Saturday, August 2, 2008

Minus the Bear - They Make Beer Commercials Like This (2008 Remaster)


Artist: Minus the Bear
Album: They Make Beer Commercials Like This (2008 Remaster)
Released: June 3rd, 2008
Label: Suicide Squeeze
Style: Indie / Rock
RIYL: good music



If you never heard this, you missed out on one of the best albums of the last ten years. Not to mention probably the most talented and inspiring band of the 00s. Minus the Bear are one of those bands that were at the forefront of the indie thing while hipsters all over the united states were still figuring out the indie thing was happening, and how you got to be a part of it. There used to be a time when authentic hipsters were distinguished by there amazing knowledge of bands that would blow your mind out if you heard them. Later on in indie history, scenesters were created to distinguish the real cool kids from their tail-biting, name-dropping counterparts. These scenesters were liable to jump at any new band that nobody had heard of yet. With all this new fan base (buying their merchandise, attending their shows, etc), these minor label bands were gaining great acclaim, converting the 'mainstream' within a few years from the terror extracted upon them that was the 90s music, and dropping sales of major labels all across the board.

This was supposedly due to, according the major labels and their pet government agency the RIAA, internet pirating. The humanity! All these people can get our bands' albums for free, and somehow that increased exposure is doing us harm in record sales! Whatever happened to any publicity is good publicity? Well, that's exactly what was working so well for indie labels. All this new circulation of their bands material was literally exploding their market. Labels like Sub-Pop and Polyvinyl were seeing record sales, and actually began to purchase bands from other labels, playing like the big dogs! And where was all this money coming from? The wallets of people trying to get in on the hipster scene, though I guess this demographic didn't know what the internet was back then, and still did things the old-fashioned way buying actual albums. So where do you go to buy indie albums though? Blockbuster doesn't carry them? Of course, you go to record stores, a key part of modern music sales that major labels appear to have forgotten exist in the free market. And thus, the tight-pants wearing, internet-diving hipsters had actually scared the music kings. The need to be cool, which apparently could not be fulfilled anymore by the mainstream music scene, had actually driven America's music budget underground until the record labels could come up with something good.

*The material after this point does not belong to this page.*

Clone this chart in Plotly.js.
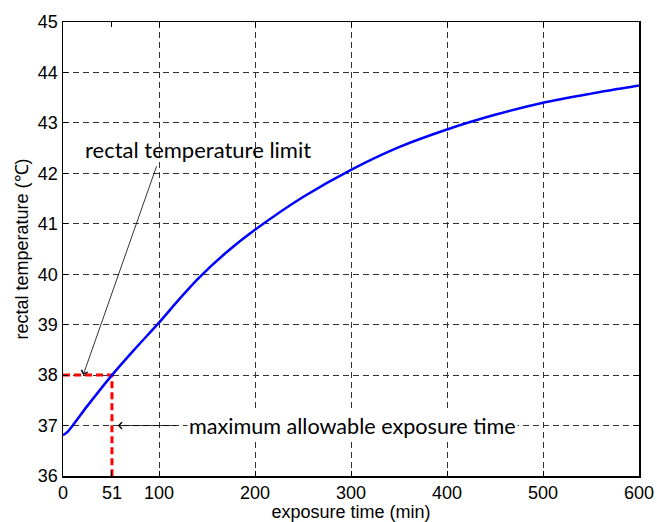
<!DOCTYPE html>
<html>
<head>
<meta charset="utf-8">
<script src="https://cdn.plot.ly/plotly-3.0.1.min.js"></script>
<style>html,body{margin:0;padding:0;background:#fff;}#chart{width:657px;height:522px;}</style>
</head>
<body>
<div id="chart"></div>
<script>
// Exposure time (min) and rectal temperature (°C)
var timeMin = [0, 5, 25, 51, 75, 100, 120, 140, 170, 200, 250, 300, 350, 400, 450, 500, 550, 600];
var rectalTemp = [36.81, 36.88, 37.38, 38.0, 38.52, 39.04, 39.48, 39.9, 40.43, 40.88, 41.53, 42.07, 42.52, 42.87, 43.16, 43.40, 43.58, 43.74];

var limitTemp = 38;
var maxTime = 51;

var xTickVals = [0, 51, 100, 200, 300, 400, 500, 600];
var xTickText = ['0', '51', '100', '200', '300', '400', '500', '600'];
var xGridVals = [100, 200, 300, 400, 500];
var yTickVals = [36, 37, 38, 39, 40, 41, 42, 43, 44, 45];
var yGridVals = [37, 38, 39, 40, 41, 42, 43, 44];

var labelLimit = 'rectal temperature limit';
var labelMaxTime = 'maximum allowable exposure time';

var traces = [
  {
    x: [0, maxTime, maxTime],
    y: [limitTemp, limitTemp, 36],
    mode: 'lines',
    line: {color: '#ff0000', width: 3, dash: '7px,4px'},
    hoverinfo: 'skip'
  },
  {
    x: timeMin,
    y: rectalTemp,
    mode: 'lines',
    line: {color: '#0000ff', width: 2.5, shape: 'spline', smoothing: 0.8},
    hoverinfo: 'skip'
  }
];

var tickFont = {family: 'Liberation Sans, Arial, sans-serif', size: 18, color: '#000'};

var layout = {
  width: 657,
  height: 522,
  margin: {l: 63, r: 18, t: 22, b: 46},
  showlegend: false,
  paper_bgcolor: '#fff',
  plot_bgcolor: '#fff',
  xaxis: {
    range: [0, 600],
    tickmode: 'array',
    tickvals: xTickVals,
    ticktext: xTickText,
    ticks: 'inside',
    ticklen: 5,
    tickcolor: '#000',
    showline: true,
    linecolor: '#000',
    linewidth: 1.5,
    mirror: 'ticks',
    showgrid: false,
    zeroline: false,
    tickfont: tickFont,
    minor: {tickmode: 'array', tickvals: xGridVals, showgrid: true, gridcolor: '#333', griddash: '6px,4px', gridwidth: 1, ticks: ''},
    title: {text: 'exposure time (min)', font: {family: 'Liberation Sans, Arial, sans-serif', size: 18, color: '#000'}, standoff: 0}
  },
  yaxis: {
    range: [36, 45],
    tickmode: 'array',
    tickvals: yTickVals,
    ticks: 'inside',
    ticklen: 5,
    tickcolor: '#000',
    showline: true,
    linecolor: '#000',
    linewidth: 1.5,
    mirror: 'ticks',
    showgrid: false,
    zeroline: false,
    tickfont: tickFont,
    minor: {tickmode: 'array', tickvals: yGridVals, showgrid: true, gridcolor: '#333', griddash: '6px,4px', gridwidth: 1, ticks: ''},
    title: {text: 'rectal temperature (℃)', font: {family: 'Liberation Sans, Arial, sans-serif', size: 18, color: '#000'}, standoff: 4}
  },
  annotations: [
    {
      x: 141, y: 42.47, xref: 'x', yref: 'y',
      text: labelLimit, showarrow: false,
      font: {family: 'Lato, Open Sans, sans-serif', size: 22, color: '#000'}
    },
    {
      x: 21, y: limitTemp, xref: 'x', yref: 'y',
      ax: 98, ay: 42.17, axref: 'x', ayref: 'y',
      showarrow: true, arrowhead: 4, arrowsize: 1.6, arrowwidth: 0.8, arrowcolor: '#000', text: ''
    },
    {
      x: 57, y: 37, xref: 'x', yref: 'y',
      ax: 120, ay: 37, axref: 'x', ayref: 'y',
      showarrow: true, arrowhead: 4, arrowsize: 1.6, arrowwidth: 0.8, arrowcolor: '#000', text: ''
    },
    {
      x: 129, y: 37, xref: 'x', yref: 'y', xanchor: 'left',
      text: labelMaxTime, showarrow: false, bgcolor: '#fff',
      font: {family: 'Lato, Open Sans, sans-serif', size: 21.6, color: '#000'}
    }
  ]
};

Plotly.newPlot('chart', traces, layout, {displayModeBar: false, staticPlot: true});
</script>
</body>
</html>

At about this time major labels started picking up indie standards like At the Drive-In, Modest Mouse, and later Death Cab for Cutie. Now suddenly, credible hipsters didn't have a leg to stand on. The bands they had established their cool credibility with were suddenly playing all over the radio, international tours, and worse yet.. we kind of liked their new pop-sensible, indie hooks. Meanwhile, since indie was such a huge hit, major and minor labels alike started churning out no-name freshman-singles and debut albums with only minimal listenership, only to blow them up extravagantly on their sophomore release, claiming them as the next big indie thing within circles of supposed cool, in-the-know (read: internet savvy) scenesters. This is how we got legends like The Strokes at first, but it's also how we now have Fallout Boy and Panic At The Disco today (or 2 years ago haha, my how the mighty fall), so be careful what you wish for I guess. You might just get more bands than you could ever possibly keep up with, and become obsolete and uncool to younger, more ambitious scenesters.

Anyway, that's my hipster rant. Within any respectable hipster's r'epertoire in 2002 you would have surely found a copy of Highly Refined Pirates. The really cool kids were already diggin' on This Is What I Know About Being Gigantic in 2001 (I was not among them, I hopped on in '02, admittedly) After a 2 year break, in 2004 both They Make Beer Commercials... and Bands Like It When You Yell "Yar!" At Them were released back to back, simultaneously blowing fans' minds yet again with their ability to create amazing, indie-rock music with no dilution.